Pissing it away like that shows the moral clarity of a garden slug.
When I first read the OP, before reading the linked article, I thought we were talking about the Bill Bennett who was one of the founders/CEO of Circus Circus Enterprises, and was wondering what the bill deal about him gambling was. Shows where my mind is.
Anyway, THIS Bill Bennett is an ass (apparently, so was the other Bennett, but in a different way). I agree with light strand’s final paragraph. Gambling in and of itself doesn’t make him any more of an ass than he already is, but with the high-and-mighty morals stance he takes on everything else, he shouldn’t really be surprised about the fallout.
Out of curiosity, Dewey: when Clinton was staining the intern’s dresses, did you put that in perspective the way you’re doing with Bennett’s gambling? “Look, it’s not so bad in and of itself, and he didn’t put his family in the poorhouse, so what’s the big deal?”
I agree with you that his gambling isn’t such a big deal, though I can also see how much it smacks of hypocrisy to many. I find the lining up along a left-right axis to be more irritating, actually.
I just love how the right-wingers/Republican apologists of the board and in the press are trying to rationalize this away while once again excoriating Clinton.
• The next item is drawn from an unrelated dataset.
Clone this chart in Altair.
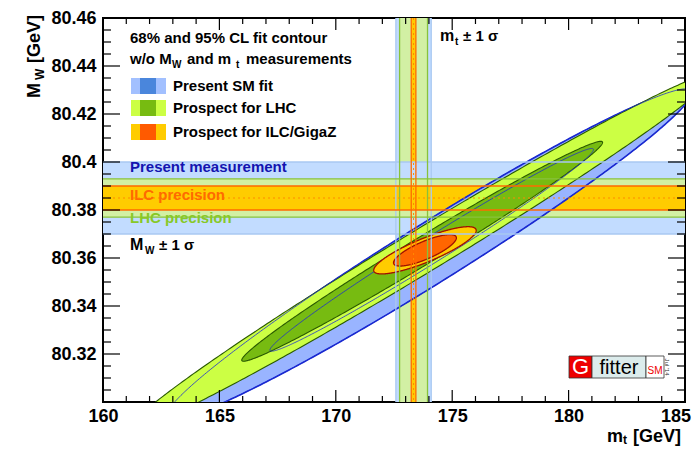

Look, if you want to argue that gambling with large sums of money is immoral, and that therefore Bennett is immoral, fine. But that doesn’t make Bennett hypocritical. It would only be hypocritical if Bennett had earlier stated that gambling was per se immoral. He hasn’t. Thus the charge of hypocrisy is misplaced.
FTR, I’ve never cared much about whose orifices Clinton slipped his willie into. I do care about lying under oath. That’s a horse of a different color. Should Bennett ever lie under oath about his gambling, then I’ll consider him in the same ballpark as Clinton.
Perhaps it’s because the media doesn’t have to do much chasing when the left-wingers are constantly being accused and vilified by the right wing moralizers themselves.
If you want an insight into why many here think he’s a hypocrite, then it’s because he’s held himself up as a moral exemplar, including recognizing the damaging effects of gambling (witness his opposition to expanded gambling), while indulging in something that is generally considered a vice. It seems like he’s granting himself a moral exception. You can disagree with this, but surely you can see how many can think this.
As for Clinton, I wasn’t comparing the two directly, nor equating Bennett’s gambling with Clinton’s lying under oath. I was equating Bennett’s gambling with Clinton’s infidelities, something that I’ve heard many on the right decry in and of itself. Were you as generous with Clinton on the topic of getting blowjobs in the oval office as you are with Bennett having a gambling habit while writing books about the moral decline of America?
I mean, surely you can see how there’s something fishy about Bennett excusing his own moderate participation in a vice while hectoring Americans about their own vices, moderate or not.
Dewey if you check my post above you will see that the Weekly Standard did not mention that lying under oath was less forgivable than gambling. It explicitly says that adultery is more unforgivable. They brought it up, not any of the other sources I’ve seen. Perhaps it’s just a preemptive strike.
As I’ve said before, I don’t care, but I fail to understand the surprise.
Is it hypocritical for someone who drinks socially to take stances against alcoholism and to suggest that building a liquor store on every block might not be the best idea in the world?
Did you not read the second paragraph of my post (you know, the post where you quoted the first paragraph)? Allow me to refresh your memory: “FTR, I’ve never cared much about whose orifices Clinton slipped his willie into.”
And if you’ll check my post, you’ll see that the poster I was responding to (hansel) did not ask me “what did the Weekly Standard think of Clinton’s sexual piccadiloes?” No, no – I was asked “what did I think of Clinton’s sexual piccadiloes.”
Does it appear hypocritical for someone who is a moralist on everything else to be silent on his own sins? Yes, it does. It’s not on the scale of Bennett having a three-needle-a-day smack habit while he was drug czar, but surely you see the source of irritation among some.